# [Work to do]
Return the lines below exactly, from the first line to the line that contains "import * as". Leave out pictures.

-- start Given information --

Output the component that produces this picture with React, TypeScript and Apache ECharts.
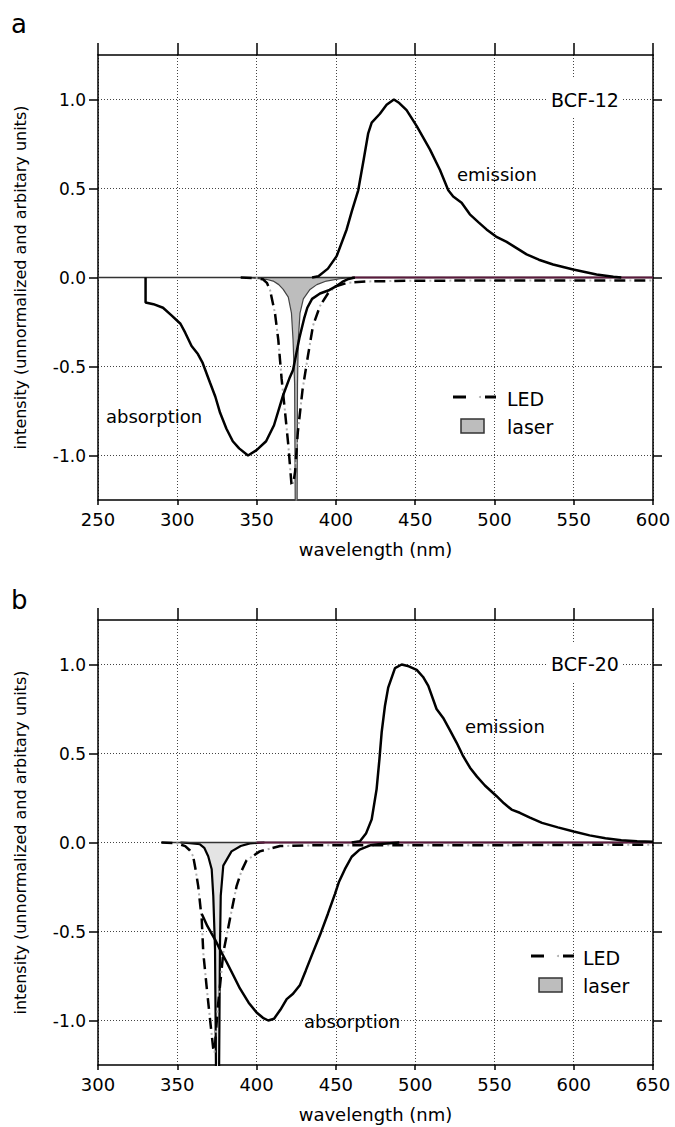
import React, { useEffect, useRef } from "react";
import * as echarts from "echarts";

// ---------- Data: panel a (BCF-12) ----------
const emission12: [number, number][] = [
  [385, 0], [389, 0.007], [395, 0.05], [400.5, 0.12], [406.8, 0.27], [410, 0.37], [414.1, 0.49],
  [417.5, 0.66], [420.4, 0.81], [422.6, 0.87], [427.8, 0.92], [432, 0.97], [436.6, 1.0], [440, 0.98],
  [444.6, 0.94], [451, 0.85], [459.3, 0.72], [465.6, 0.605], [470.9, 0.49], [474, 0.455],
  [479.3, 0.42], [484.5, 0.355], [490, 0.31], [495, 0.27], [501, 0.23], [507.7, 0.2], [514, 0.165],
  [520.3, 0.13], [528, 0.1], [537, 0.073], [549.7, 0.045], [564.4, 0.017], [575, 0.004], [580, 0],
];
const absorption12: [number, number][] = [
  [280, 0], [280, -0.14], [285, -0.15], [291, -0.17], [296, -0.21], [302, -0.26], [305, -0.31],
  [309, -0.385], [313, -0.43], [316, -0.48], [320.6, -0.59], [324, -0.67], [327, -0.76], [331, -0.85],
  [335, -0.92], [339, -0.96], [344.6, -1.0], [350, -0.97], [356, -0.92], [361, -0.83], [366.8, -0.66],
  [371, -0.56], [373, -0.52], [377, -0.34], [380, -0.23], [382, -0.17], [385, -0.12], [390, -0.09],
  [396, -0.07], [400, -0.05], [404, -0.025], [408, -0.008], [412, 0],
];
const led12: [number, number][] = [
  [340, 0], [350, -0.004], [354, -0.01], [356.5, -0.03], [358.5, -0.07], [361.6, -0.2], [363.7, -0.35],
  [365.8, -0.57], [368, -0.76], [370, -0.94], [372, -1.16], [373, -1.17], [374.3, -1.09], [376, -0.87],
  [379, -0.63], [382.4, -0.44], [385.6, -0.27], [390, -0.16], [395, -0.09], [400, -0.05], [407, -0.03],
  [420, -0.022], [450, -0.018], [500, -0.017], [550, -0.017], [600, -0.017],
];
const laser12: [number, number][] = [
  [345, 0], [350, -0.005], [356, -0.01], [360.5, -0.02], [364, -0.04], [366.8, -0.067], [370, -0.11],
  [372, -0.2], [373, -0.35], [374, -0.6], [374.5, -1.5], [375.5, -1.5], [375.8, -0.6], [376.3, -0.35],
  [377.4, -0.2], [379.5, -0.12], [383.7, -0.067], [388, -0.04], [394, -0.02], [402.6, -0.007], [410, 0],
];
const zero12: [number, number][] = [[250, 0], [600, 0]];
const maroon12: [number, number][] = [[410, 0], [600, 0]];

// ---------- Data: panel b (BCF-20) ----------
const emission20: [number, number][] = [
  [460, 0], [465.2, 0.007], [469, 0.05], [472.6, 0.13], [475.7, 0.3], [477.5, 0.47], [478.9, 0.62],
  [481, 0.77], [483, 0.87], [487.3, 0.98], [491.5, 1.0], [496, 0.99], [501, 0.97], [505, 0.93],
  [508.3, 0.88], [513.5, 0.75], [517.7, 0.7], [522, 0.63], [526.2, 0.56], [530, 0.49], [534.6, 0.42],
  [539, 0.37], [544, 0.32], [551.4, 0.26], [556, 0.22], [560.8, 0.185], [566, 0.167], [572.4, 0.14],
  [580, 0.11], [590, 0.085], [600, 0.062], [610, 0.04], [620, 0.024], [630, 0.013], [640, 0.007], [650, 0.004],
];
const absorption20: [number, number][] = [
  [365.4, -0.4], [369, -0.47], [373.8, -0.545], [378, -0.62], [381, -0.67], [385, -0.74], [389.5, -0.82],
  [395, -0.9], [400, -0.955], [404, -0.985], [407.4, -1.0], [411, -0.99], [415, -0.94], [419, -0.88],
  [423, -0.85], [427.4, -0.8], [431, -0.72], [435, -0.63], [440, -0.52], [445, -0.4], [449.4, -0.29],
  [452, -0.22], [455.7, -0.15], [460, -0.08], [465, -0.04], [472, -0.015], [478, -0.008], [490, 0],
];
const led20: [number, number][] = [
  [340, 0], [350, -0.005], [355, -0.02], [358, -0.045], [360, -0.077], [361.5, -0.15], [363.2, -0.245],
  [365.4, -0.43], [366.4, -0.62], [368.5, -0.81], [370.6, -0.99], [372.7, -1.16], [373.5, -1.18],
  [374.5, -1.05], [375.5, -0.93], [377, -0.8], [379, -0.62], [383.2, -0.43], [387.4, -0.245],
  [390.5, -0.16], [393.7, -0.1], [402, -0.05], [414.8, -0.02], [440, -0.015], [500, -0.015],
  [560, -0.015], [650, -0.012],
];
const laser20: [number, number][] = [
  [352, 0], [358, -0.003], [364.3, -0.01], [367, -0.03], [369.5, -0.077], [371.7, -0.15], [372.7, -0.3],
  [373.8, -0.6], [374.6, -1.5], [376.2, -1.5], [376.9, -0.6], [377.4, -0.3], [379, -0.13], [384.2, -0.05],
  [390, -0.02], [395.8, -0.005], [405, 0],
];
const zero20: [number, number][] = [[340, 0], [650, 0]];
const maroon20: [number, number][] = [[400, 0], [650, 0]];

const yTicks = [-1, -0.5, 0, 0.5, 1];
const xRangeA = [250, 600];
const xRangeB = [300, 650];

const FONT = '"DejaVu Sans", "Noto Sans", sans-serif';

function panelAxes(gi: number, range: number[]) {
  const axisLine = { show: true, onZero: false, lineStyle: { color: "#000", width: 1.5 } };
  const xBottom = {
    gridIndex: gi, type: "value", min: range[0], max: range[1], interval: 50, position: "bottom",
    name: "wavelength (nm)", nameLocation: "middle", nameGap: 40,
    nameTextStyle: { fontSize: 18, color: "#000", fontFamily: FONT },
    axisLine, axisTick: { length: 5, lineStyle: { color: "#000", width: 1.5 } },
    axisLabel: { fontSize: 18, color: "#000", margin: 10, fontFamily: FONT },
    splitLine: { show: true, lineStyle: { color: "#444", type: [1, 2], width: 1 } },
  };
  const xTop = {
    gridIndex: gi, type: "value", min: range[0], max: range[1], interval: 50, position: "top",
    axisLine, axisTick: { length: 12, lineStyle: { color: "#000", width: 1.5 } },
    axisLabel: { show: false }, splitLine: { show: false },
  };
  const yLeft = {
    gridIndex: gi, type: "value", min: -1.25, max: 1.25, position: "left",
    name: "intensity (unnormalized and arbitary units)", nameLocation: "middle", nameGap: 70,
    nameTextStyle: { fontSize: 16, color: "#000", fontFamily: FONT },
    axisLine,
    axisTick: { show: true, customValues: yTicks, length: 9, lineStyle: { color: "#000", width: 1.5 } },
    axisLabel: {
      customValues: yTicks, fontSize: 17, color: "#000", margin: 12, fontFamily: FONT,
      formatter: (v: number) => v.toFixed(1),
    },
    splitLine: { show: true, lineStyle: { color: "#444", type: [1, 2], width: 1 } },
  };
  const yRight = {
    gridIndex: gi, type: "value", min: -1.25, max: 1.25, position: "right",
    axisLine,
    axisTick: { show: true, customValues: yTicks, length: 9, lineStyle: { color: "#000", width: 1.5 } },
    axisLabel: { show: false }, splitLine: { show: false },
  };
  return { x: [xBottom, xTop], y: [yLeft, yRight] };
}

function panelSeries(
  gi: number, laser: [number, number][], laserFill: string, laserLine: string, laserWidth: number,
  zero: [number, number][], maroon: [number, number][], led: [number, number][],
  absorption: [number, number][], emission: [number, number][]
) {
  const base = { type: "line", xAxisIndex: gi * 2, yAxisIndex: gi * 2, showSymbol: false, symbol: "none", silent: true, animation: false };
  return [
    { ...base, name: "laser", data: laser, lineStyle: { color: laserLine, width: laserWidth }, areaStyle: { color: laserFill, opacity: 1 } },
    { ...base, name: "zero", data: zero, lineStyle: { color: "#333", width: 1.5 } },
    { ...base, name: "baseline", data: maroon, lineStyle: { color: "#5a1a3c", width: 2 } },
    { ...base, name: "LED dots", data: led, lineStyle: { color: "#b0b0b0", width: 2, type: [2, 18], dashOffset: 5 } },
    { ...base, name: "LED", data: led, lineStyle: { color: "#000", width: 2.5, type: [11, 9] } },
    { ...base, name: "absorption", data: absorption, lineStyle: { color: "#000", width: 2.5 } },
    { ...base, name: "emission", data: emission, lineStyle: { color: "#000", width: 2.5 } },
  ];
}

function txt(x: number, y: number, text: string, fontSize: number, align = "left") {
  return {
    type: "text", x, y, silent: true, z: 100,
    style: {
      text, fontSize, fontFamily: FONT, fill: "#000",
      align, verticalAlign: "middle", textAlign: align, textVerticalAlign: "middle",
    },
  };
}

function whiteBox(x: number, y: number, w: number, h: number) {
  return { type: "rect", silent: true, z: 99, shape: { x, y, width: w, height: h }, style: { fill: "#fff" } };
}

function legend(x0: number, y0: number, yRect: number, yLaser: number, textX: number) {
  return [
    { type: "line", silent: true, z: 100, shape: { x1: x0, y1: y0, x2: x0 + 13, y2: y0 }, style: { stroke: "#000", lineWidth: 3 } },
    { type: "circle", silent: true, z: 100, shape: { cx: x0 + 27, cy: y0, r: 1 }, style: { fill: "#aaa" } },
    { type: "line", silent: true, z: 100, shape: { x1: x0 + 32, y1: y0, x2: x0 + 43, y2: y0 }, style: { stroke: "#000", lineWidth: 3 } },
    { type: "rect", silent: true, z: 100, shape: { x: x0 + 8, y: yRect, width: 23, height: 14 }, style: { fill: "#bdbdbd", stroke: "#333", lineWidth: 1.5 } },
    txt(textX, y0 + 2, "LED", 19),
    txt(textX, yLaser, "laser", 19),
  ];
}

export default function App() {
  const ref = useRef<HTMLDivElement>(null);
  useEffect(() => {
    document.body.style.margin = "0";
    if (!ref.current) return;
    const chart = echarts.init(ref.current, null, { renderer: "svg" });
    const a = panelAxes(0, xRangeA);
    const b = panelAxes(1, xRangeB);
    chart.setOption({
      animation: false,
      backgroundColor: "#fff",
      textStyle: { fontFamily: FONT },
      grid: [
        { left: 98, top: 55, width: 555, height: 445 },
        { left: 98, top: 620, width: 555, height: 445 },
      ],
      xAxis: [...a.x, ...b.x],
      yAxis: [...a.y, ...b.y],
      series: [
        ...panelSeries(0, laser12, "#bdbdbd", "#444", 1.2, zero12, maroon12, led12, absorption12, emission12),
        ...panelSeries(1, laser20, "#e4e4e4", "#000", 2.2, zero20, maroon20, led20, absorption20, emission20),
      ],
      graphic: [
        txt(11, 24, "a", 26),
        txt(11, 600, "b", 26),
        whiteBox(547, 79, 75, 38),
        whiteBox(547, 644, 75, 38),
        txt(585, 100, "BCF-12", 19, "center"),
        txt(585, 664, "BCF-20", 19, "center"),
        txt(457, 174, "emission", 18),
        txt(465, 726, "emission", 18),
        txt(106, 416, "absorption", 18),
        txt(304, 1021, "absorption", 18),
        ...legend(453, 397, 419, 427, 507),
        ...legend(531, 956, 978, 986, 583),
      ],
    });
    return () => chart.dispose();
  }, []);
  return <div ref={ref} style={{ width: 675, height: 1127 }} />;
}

-- end Given information --

# [Answer to the problem]
Output the component that produces this picture with React, TypeScript and Apache ECharts.
import React, { useEffect, useRef } from "react";
import * as echarts from "echarts";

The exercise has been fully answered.